Aim of the task
Repeat the lines below exactly as they appear, but leave out the images.

Provided material
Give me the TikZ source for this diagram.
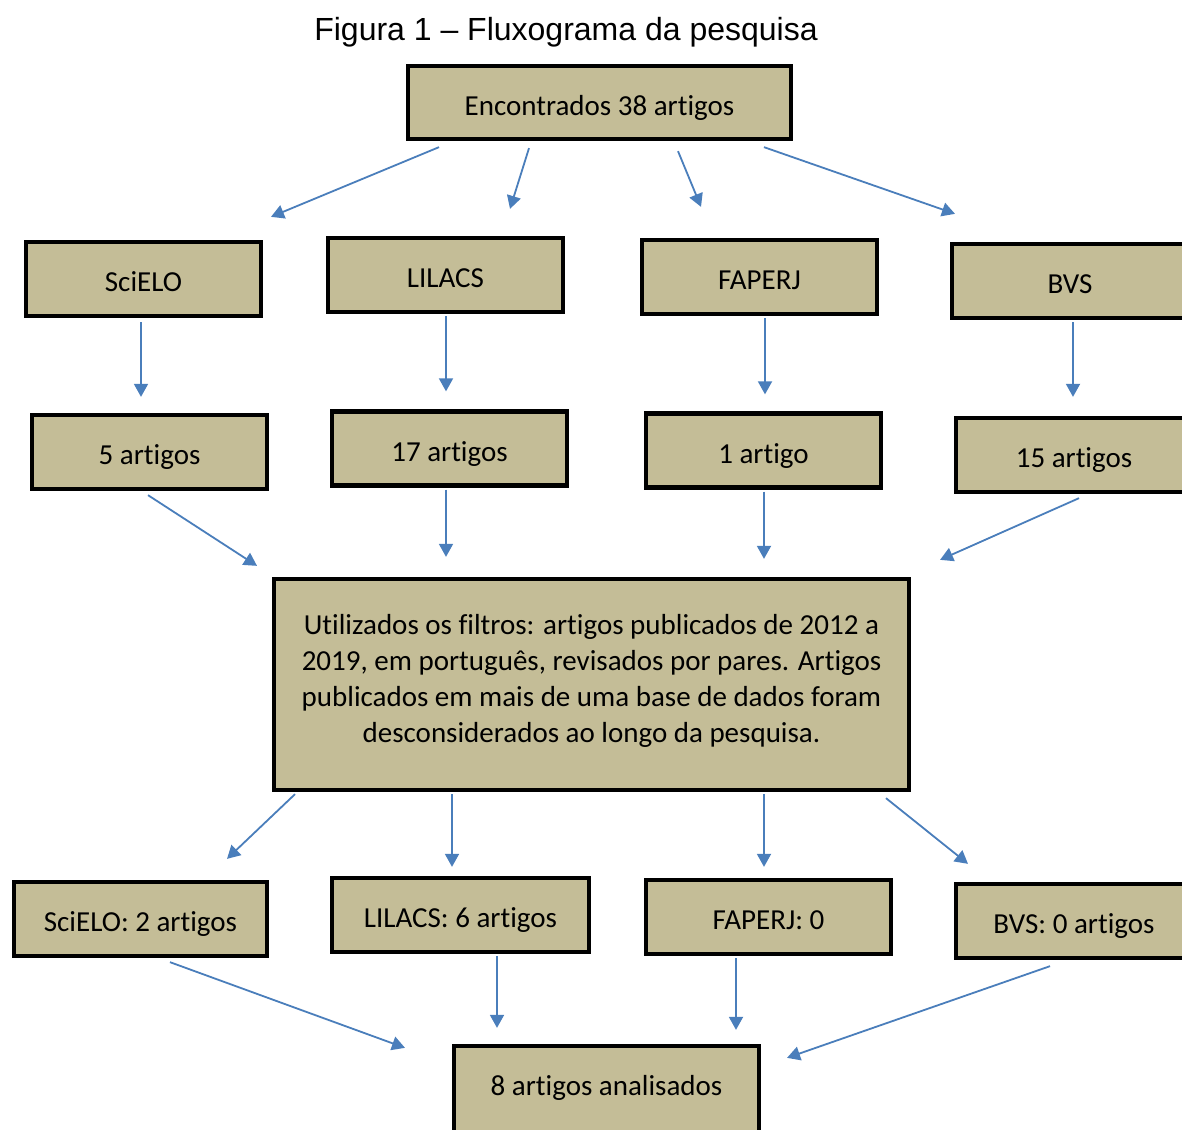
\documentclass[tikz,border=0pt]{standalone}
\usepackage{fontspec}
\setmainfont{Carlito}[Ligatures=CommonOff]
\newfontfamily\titlefont{Liberation Sans}
\usetikzlibrary{arrows.meta,calc}
\definecolor{boxtan}{HTML}{C4BD97}
\definecolor{arrblue}{HTML}{4A7EBB}

\begin{document}
\begin{tikzpicture}[x=1pt,y=-1pt,
  basebox/.style={draw,line width=4.3pt,fill=boxtan,minimum width=235,minimum height=74,inner sep=0pt,font=\fontsize{29}{36}\selectfont},
  box/.style={basebox,text height=31,text depth=6},
  arr/.style={-{Triangle[width=14pt,length=13pt]},arrblue,line width=1.8pt}]
\useasboundingbox (0,0) rectangle (1182,1129);
\clip (0,0) rectangle (1182,1129);
% titulo
\node[anchor=base,font=\titlefont\fontsize{32}{38}\selectfont] (title) at (566,41) {Figura 1 – Fluxograma da pesquisa};
% caixas
\node[box,minimum width=383,minimum height=73] (top) at (599.5,102.5) {Encontrados 38 artigos};
\node[box] (scielo) at (143.5,279) {SciELO};
\node[box] (lilacs) at (445.5,275) {LILACS};
\node[box] (faperj) at (759.5,277) {FAPERJ};
\node[box,minimum width=236] (bvs) at (1070,281) {BVS};
\node[box] (n5) at (149.5,452) {5 artigos};
\node[box] (n17) at (449.5,448.5) {17 artigos};
\node[box] (n1) at (763.5,450.5) {1 artigo};
\node[box,minimum width=236] (n15) at (1074,455) {15 artigos};
\node[basebox,minimum width=635,minimum height=211,align=center] (filt) at (591.5,684.5) {Utilizados os filtros: artigos publicados de 2012 a\\2019, em português, revisados por pares. Artigos\\publicados em mais de uma base de dados foram\\desconsiderados ao longo da pesquisa.\rule[-12pt]{0pt}{12pt}};
\node[box,minimum width=253] (s2) at (140.5,919) {SciELO: 2 artigos};
\node[box,minimum width=257] (l6) at (460.5,915) {LILACS: 6 artigos};
\node[box,minimum width=245] (f0) at (768.5,917) {FAPERJ: 0};
\node[box,minimum width=236] (b0) at (1074,921) {BVS: 0 artigos};
\node[box,text height=19,minimum width=305,minimum height=86] (fin) at (606.5,1089) {8 artigos analisados};
% setas
\draw[arr] ($(top.south)+(-160.5,6)$) -- ($(scielo.north)+(127.5,-23)$);
\draw[arr] ($(top.south)+(-70.5,7)$) -- ($(lilacs.north)+(64.5,-27)$);
\draw[arr] ($(top.south)+(78.5,10)$) -- ($(faperj.north)+(-58.5,-31)$);
\draw[arr] ($(top.south)+(164.5,6)$) -- ($(bvs.north)+(-115,-28)$);
\draw[arr] ($(scielo.south)+(-2.5,4)$) -- ($(n5.north)+(-8.5,-16)$);
\draw[arr] ($(lilacs.south)+(0.5,2)$) -- ($(n17.north)+(-3.5,-18)$);
\draw[arr] ($(faperj.south)+(5.5,2)$) -- ($(n1.north)+(1.5,-17)$);
\draw[arr] ($(bvs.south)+(3,2)$) -- ($(n15.north)+(-1,-19)$);
\draw[arr] ($(n5.south)+(-1.5,4)$) -- ($(filt.north)+(-334.5,-11)$);
\draw[arr] ($(n17.south)+(-3.5,2)$) -- ($(filt.north)+(-145.5,-20)$);
\draw[arr] ($(n1.south)+(0.5,2)$) -- ($(filt.north)+(172.5,-18)$);
\draw[arr] ($(n15.south)+(5,4)$) -- ($(filt.north)+(348.5,-17)$);
\draw[arr] ($(filt.south)+(-296.5,2)$) -- ($(s2.north)+(86.5,-21)$);
\draw[arr] ($(filt.south)+(-139.5,2)$) -- ($(l6.north)+(-8.5,-9)$);
\draw[arr] ($(filt.south)+(172.5,2)$) -- ($(f0.north)+(-4.5,-11)$);
\draw[arr] ($(filt.south)+(294.5,6)$) -- ($(b0.north)+(-106,-18)$);
\draw[arr] ($(s2.south)+(29.5,4)$) -- ($(fin.north)+(-201.5,4)$);
\draw[arr] ($(l6.south)+(36.5,2)$) -- ($(fin.north)+(-109.5,-16)$);
\draw[arr] ($(f0.south)+(-32.5,2)$) -- ($(fin.north)+(129.5,-14)$);
\draw[arr] ($(b0.south)+(-24,6)$) -- ($(fin.north)+(180.5,14)$);
\end{tikzpicture}
\end{document}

Correct result
Give me the TikZ source for this diagram.
\documentclass[tikz,border=0pt]{standalone}
\usepackage{fontspec}
\setmainfont{Carlito}[Ligatures=CommonOff]
\newfontfamily\titlefont{Liberation Sans}
\usetikzlibrary{arrows.meta,calc}
\definecolor{boxtan}{HTML}{C4BD97}
\definecolor{arrblue}{HTML}{4A7EBB}

\begin{document}
\begin{tikzpicture}[x=1pt,y=-1pt,
  basebox/.style={draw,line width=4.3pt,fill=boxtan,minimum width=235,minimum height=74,inner sep=0pt,font=\fontsize{29}{36}\selectfont},
  box/.style={basebox,text height=31,text depth=6},
  arr/.style={-{Triangle[width=14pt,length=13pt]},arrblue,line width=1.8pt}]
\useasboundingbox (0,0) rectangle (1182,1129);
\clip (0,0) rectangle (1182,1129);
% titulo
\node[anchor=base,font=\titlefont\fontsize{32}{38}\selectfont] (title) at (566,41) {Figura 1 – Fluxograma da pesquisa};
% caixas
\node[box,minimum width=383,minimum height=73] (top) at (599.5,102.5) {Encontrados 38 artigos};
\node[box] (scielo) at (143.5,279) {SciELO};
\node[box] (lilacs) at (445.5,275) {LILACS};
\node[box] (faperj) at (759.5,277) {FAPERJ};
\node[box,minimum width=236] (bvs) at (1070,281) {BVS};
\node[box] (n5) at (149.5,452) {5 artigos};
\node[box] (n17) at (449.5,448.5) {17 artigos};
\node[box] (n1) at (763.5,450.5) {1 artigo};
\node[box,minimum width=236] (n15) at (1074,455) {15 artigos};
\node[basebox,minimum width=635,minimum height=211,align=center] (filt) at (591.5,684.5) {Utilizados os filtros: artigos publicados de 2012 a\\2019, em português, revisados por pares. Artigos\\publicados em mais de uma base de dados foram\\desconsiderados ao longo da pesquisa.\rule[-12pt]{0pt}{12pt}};
\node[box,minimum width=253] (s2) at (140.5,919) {SciELO: 2 artigos};
\node[box,minimum width=257] (l6) at (460.5,915) {LILACS: 6 artigos};
\node[box,minimum width=245] (f0) at (768.5,917) {FAPERJ: 0};
\node[box,minimum width=236] (b0) at (1074,921) {BVS: 0 artigos};
\node[box,text height=19,minimum width=305,minimum height=86] (fin) at (606.5,1089) {8 artigos analisados};
% setas
\draw[arr] ($(top.south)+(-160.5,6)$) -- ($(scielo.north)+(127.5,-23)$);
\draw[arr] ($(top.south)+(-70.5,7)$) -- ($(lilacs.north)+(64.5,-27)$);
\draw[arr] ($(top.south)+(78.5,10)$) -- ($(faperj.north)+(-58.5,-31)$);
\draw[arr] ($(top.south)+(164.5,6)$) -- ($(bvs.north)+(-115,-28)$);
\draw[arr] ($(scielo.south)+(-2.5,4)$) -- ($(n5.north)+(-8.5,-16)$);
\draw[arr] ($(lilacs.south)+(0.5,2)$) -- ($(n17.north)+(-3.5,-18)$);
\draw[arr] ($(faperj.south)+(5.5,2)$) -- ($(n1.north)+(1.5,-17)$);
\draw[arr] ($(bvs.south)+(3,2)$) -- ($(n15.north)+(-1,-19)$);
\draw[arr] ($(n5.south)+(-1.5,4)$) -- ($(filt.north)+(-334.5,-11)$);
\draw[arr] ($(n17.south)+(-3.5,2)$) -- ($(filt.north)+(-145.5,-20)$);
\draw[arr] ($(n1.south)+(0.5,2)$) -- ($(filt.north)+(172.5,-18)$);
\draw[arr] ($(n15.south)+(5,4)$) -- ($(filt.north)+(348.5,-17)$);
\draw[arr] ($(filt.south)+(-296.5,2)$) -- ($(s2.north)+(86.5,-21)$);
\draw[arr] ($(filt.south)+(-139.5,2)$) -- ($(l6.north)+(-8.5,-9)$);
\draw[arr] ($(filt.south)+(172.5,2)$) -- ($(f0.north)+(-4.5,-11)$);
\draw[arr] ($(filt.south)+(294.5,6)$) -- ($(b0.north)+(-106,-18)$);
\draw[arr] ($(s2.south)+(29.5,4)$) -- ($(fin.north)+(-201.5,4)$);
\draw[arr] ($(l6.south)+(36.5,2)$) -- ($(fin.north)+(-109.5,-16)$);
\draw[arr] ($(f0.south)+(-32.5,2)$) -- ($(fin.north)+(129.5,-14)$);
\draw[arr] ($(b0.south)+(-24,6)$) -- ($(fin.north)+(180.5,14)$);
\end{tikzpicture}
\end{document}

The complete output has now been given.